What I do not know I care to

Peter Drucker has pointed out that you can only control what you measure. Today we are overwhelmed by numbers, data, and facts. More than 3.7 million patents are registered every year – many in the field of digitalization and medicine. At the same time, not all information reaches us, either because they are not collected, published, or even withheld. The innumerable observations provide different facts, which means that it is up to us to decide what we believe. Since there is always justified doubt about the data, the apparent freedom of expression is of no use. Not only are our own opinions expressed in an aggravating manner, but other points of view are actively falsified and defamed. Too many use the media for the targeted manipulation of the masses. We must learn to deal with the unsettling flood of stimuli, to leave our own filter bubble and to take an interest in other stances. It is not skillful to close one’s eyes: What I do not know I should care to.

Our human data processing is genetically adapted to hunting and gathering. We are programmed to instinctively detect hazards, such as poisonous plants, dangerous animals, and places. We are not prepared for today’s dangers, the simple mechanisms of manipulation: e.g. said is considered done; repetition seem to confirm statements; emotions, especially fears, anchor for a longer time; incomplete alternatives limit reality to themselves. Since dealing with today’s virtual world is not something we were born with, we have to learn to deal with it for the foreseeable future. This article deals with the first hurdle on the way out of the victim role: the conditions of visual perception.

  • You can only see when you look
    The eyes are on the front part of our head. This means that the gaze falls in the direction, in which we move or turn our head. Most of the 214° of our field of vision, we see blurred. The area, where we see sharply, covers only 1.5°. Everything outside the field of view, we do not see. To make sure that we miss nothing, our eyes move unnoticed across the scenery, i.e. the reality or pictures. For the invisible part, we have an additional channel that attracts our attention, the ears, so that we can direct our gaze in the appropriate direction.
    Without looking, we see nothing.
  • You only see when you find
    Since the mass of data that reaches our eyes is blurred, it is imperative that something attracts so much attention that we focus on it. Interest is aroused by contrasts, deviations, but also uniformity (e.g. when we expect deviations). Contrasts are created when complementary colors, color saturation and different brightness levels appear side by side. This also applies to lines and shapes that break certain pattern. These deviations can appear statically or dynamically in the field of vision.
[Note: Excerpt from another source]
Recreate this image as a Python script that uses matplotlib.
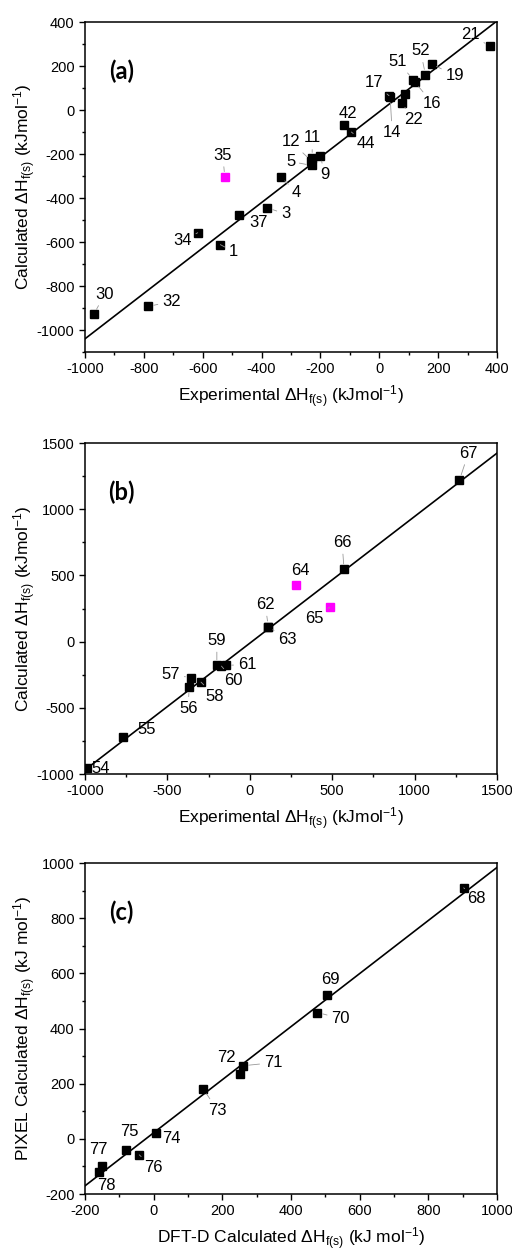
import numpy as np
import matplotlib
matplotlib.use("Agg")
import matplotlib.pyplot as plt
from matplotlib.ticker import MultipleLocator

plt.rcParams["font.family"] = ["Liberation Sans", "DejaVu Sans"]
plt.rcParams["mathtext.fontset"] = "custom"
plt.rcParams["mathtext.rm"] = "Liberation Sans"
plt.rcParams["mathtext.it"] = "Liberation Sans:italic"
plt.rcParams["mathtext.bf"] = "Liberation Sans:bold"
plt.rcParams["axes.unicode_minus"] = False

# ---- data (a): experimental vs calculated
a_ids = ["1", "3", "4", "5", "9", "11", "12", "14", "16", "17", "19", "21", "22", "",
         "30", "32", "34", "35", "37", "42", "44", "51", "52"]
a_exp = [-540, -380, -335, -230, -201, -228, -232, 37, 122, 33, 178, 375, 76, 87,
         -970, -785, -617, -525, -476, -120, -95, 115, 157]
a_calc = [-612, -445, -305, -252, -208, -218, -230, 57, 126, 65, 210, 290, 33, 73,
          -928, -893, -558, -305, -478, -68, -100, 138, 160]
a_outlier = ["35"]
a_fit = (1.032, -8.0)

# ---- data (b)
b_ids = ["54", "55", "56", "57", "58", "59", "60", "61", "62", "63", "64", "65", "66", "67"]
b_exp = [-985, -771, -368, -357, -296, -200, -172, -145, 112, 112, 280, 485, 572, 1272]
b_calc = [-955, -718, -345, -272, -306, -180, -185, -180, 114, 114, 425, 260, 545, 1220]
b_outlier = ["64", "65"]
b_fit = (0.957, -12.0)

# ---- data (c): DFT-D vs PIXEL
c_ids = ["68", "69", "70", "71", "72", "73", "74", "75", "76", "77", "78"]
c_dft = [903, 504, 477, 260, 250, 145, 6, -82, -42, -151, -160]
c_pix = [910, 522, 458, 265, 235, 180, 20, -42, -58, -97, -120]
c_fit = (0.962, 22.0)

# label offsets (pixels, right / down) and whether a leader line is drawn
lab = {
    "1": (13, 7, 1), "3": (18, 6, 1), "4": (16, 15, 1), "5": (-21, -4, 1),
    "9": (5, 19, 1), "11": (0, -20, 1), "12": (-20, -19, 1), "14": (2, 35, 1),
    "16": (17, 21, 1), "17": (-15, -13, 1), "19": (23, 12, 1), "21": (-19, -12, 1),
    "22": (12, 17, 1), "30": (11, -20, 1), "32": (23, -5, 1), "34": (-15, 8, 1),
    "35": (-2, -22, 1), "37": (19, 7, 1), "42": (4, -11, 0), "44": (15, 12, 1),
    "51": (-15, -18, 1), "52": (-5, -24, 1),
    "54": (13, 0, 0), "55": (24, -7, 0), "56": (-1, 21, 1), "57": (-20, -3, 1),
    "58": (14, 14, 1), "59": (0, -25, 1), "60": (12, 14, 1), "61": (21, -1, 1),
    "62": (-3, -22, 1), "63": (19, 13, 1), "64": (4, -15, 0), "65": (-15, 11, 1),
    "66": (-2, -27, 1), "67": (9, -27, 1),
    "68": (13, 11, 1), "69": (4, -15, 0), "70": (23, 6, 1), "71": (30, -3, 1),
    "72": (-13, -17, 0), "73": (14, 21, 1), "74": (16, 5, 0), "75": (4, -19, 0),
    "76": (14, 13, 1), "77": (-3, -16, 0), "78": (8, 14, 0),
}

fig = plt.figure(figsize=(5.12, 12.5), dpi=100)
W, H = 512, 1250


def make_ax(top, bottom):
    return fig.add_axes([85 / W, 1 - bottom / H, 412 / W, (bottom - top) / H])


def draw(ax, ids, xs, ys, outl, fit, xlim, ylim, xmaj, ymaj, xlabel, ylabel, tag):
    fx = np.array(xlim, dtype=float)
    ax.plot(fx, fit[0] * fx + fit[1], color="black", lw=1.2, zorder=2)
    for i, x, y in zip(ids, xs, ys):
        col = "#ff00ff" if i in outl else "black"
        ax.plot(x, y, "s", color=col, ms=5.8, mec=col, zorder=3)
        if not i:
            continue
        dx, dy, lead = lab[i]
        ap = dict(arrowstyle="-", color="0.6", lw=0.6, shrinkA=1, shrinkB=4) if lead else None
        ax.annotate(i, (x, y), xytext=(dx * 0.72, -dy * 0.72), textcoords="offset points",
                    ha="center", va="center", fontsize=12, arrowprops=ap, zorder=4)
    ax.set_xlim(xlim)
    ax.set_ylim(ylim)
    ax.xaxis.set_major_locator(MultipleLocator(xmaj))
    ax.xaxis.set_minor_locator(MultipleLocator(xmaj / 2))
    ax.yaxis.set_major_locator(MultipleLocator(ymaj))
    ax.yaxis.set_minor_locator(MultipleLocator(ymaj / 2))
    ax.tick_params(which="both", direction="out", top=False, right=False, labelsize=10.5)
    ax.tick_params(which="major", length=4, width=1)
    ax.tick_params(which="minor", length=2.5, width=1)
    for s in ax.spines.values():
        s.set_linewidth(1.1)
    ax.set_xlabel(xlabel, fontsize=12.5, labelpad=5)
    ax.set_ylabel(ylabel, fontsize=12.5)
    ax.yaxis.set_label_coords(-0.115, 0.5)
    ax.text(0.089, 0.852, tag, transform=ax.transAxes, fontsize=17, fontweight="bold",
            family=["Lato", "DejaVu Sans"], ha="center", va="center")


exp_lab = r"Experimental ΔH$_{\mathrm{f(s)}}$ (kJmol$^{\mathrm{-1}}$)"
calc_lab = r"Calculated ΔH$_{\mathrm{f(s)}}$ (kJmol$^{\mathrm{-1}}$)"

ax1 = make_ax(22, 352)
draw(ax1, a_ids, a_exp, a_calc, a_outlier, a_fit, (-1000, 400), (-1100, 400), 200, 200,
     exp_lab, calc_lab, "(a)")

ax2 = make_ax(443, 774)
draw(ax2, b_ids, b_exp, b_calc, b_outlier, b_fit, (-1000, 1500), (-1000, 1500), 500, 500,
     exp_lab, calc_lab, "(b)")

ax3 = make_ax(863, 1194)
draw(ax3, c_ids, c_dft, c_pix, [], c_fit, (-200, 1000), (-200, 1000), 200, 200,
     r"DFT-D Calculated ΔH$_{\mathrm{f(s)}}$ (kJ mol$^{\mathrm{-1}}$)",
     r"PIXEL Calculated ΔH$_{\mathrm{f(s)}}$ (kJ mol$^{\mathrm{-1}}$)", "(c)")

fig.savefig("out.png", dpi=100, facecolor="white")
In addition to these spontaneous triggers, we find something, because we consciously search for it, e.g. a certain house in the skyline. However, we do not only find it consciously, but also unconsciously. When we, for example, skim over a text, certain key words are not processed immediately, but only after we turned the page, we feel that we have seen something interesting and scroll back to consciously search for it. These unconsciously detected impressions remain available for a long time but are difficult to activate.
    Without finding, we see nothing.
  • You only see what you recognize
    A good example of recognition are abstract paintings, such as Malevich’s famous painting Viereck (Square) from 1915, in which a black square is shown against a white background. Some will know the explanation and others will simply see a black square. All that remains in our memory is what we recognize in the picture, derive from it, and take away as a memory. This applies to modern art, to business and private life. We only remember, consciously or unconsciously, those things that we recognize or that we can assign to a certain category. The carnival parade and the procession of the thousand warriors in Japan can only be distinguished, if we can classify them accordingly – all the others see nothing more than a large group of people walking in conspicuous masquerade.
    Without recognition, we see nothing.
  • You only seem when you change perspective
    The visual impression is always in competition with the next. If we drive with a sightseeing bus through Paris, then we turn our heads all the time, as there are landmarks everywhere. And by looking at the Eiffel Tower for a longer time, we quickly miss the Seine panorama or the Trocadero. Not until we detach our gaze from a view, we have the chance to see something else. During a trip, one misses so fast many specialties. According to this, remaining in always the same echo chamber generates only the confirmation of what we already know. Only if you leave the filter bubble, you have the chance to learn something new – even, if you run the risk of destroying your own world view.
    Without changing the perspective, we see nothing.

Bottom line: The problems of opinion formation already begin with the visual perception that filters our world view before we get into the realm of fake news. On the one hand, vision is not adjusted to the sensory overload, we are exposed to today. On the other hand, what we see does not provide a comprehensive impression of what is happening, since we only perceive a part of the world at a time. If we were able to absorb everything that is presented to our eyes, we would go nuts and become unlivable. For this reason, we should develop a conscious relationship to our perception: We only see, when we look and find and recognize, until we change our perspective. The more people observe a situation, the more descriptions we get – with matching, additional and contradictory insights. In spite of the difficulties of the different statements, all impressions should always be collected and considered, as this gives a more comprehensive overall picture. The same should be applied by modifying the old saying: What I do not know, I care to.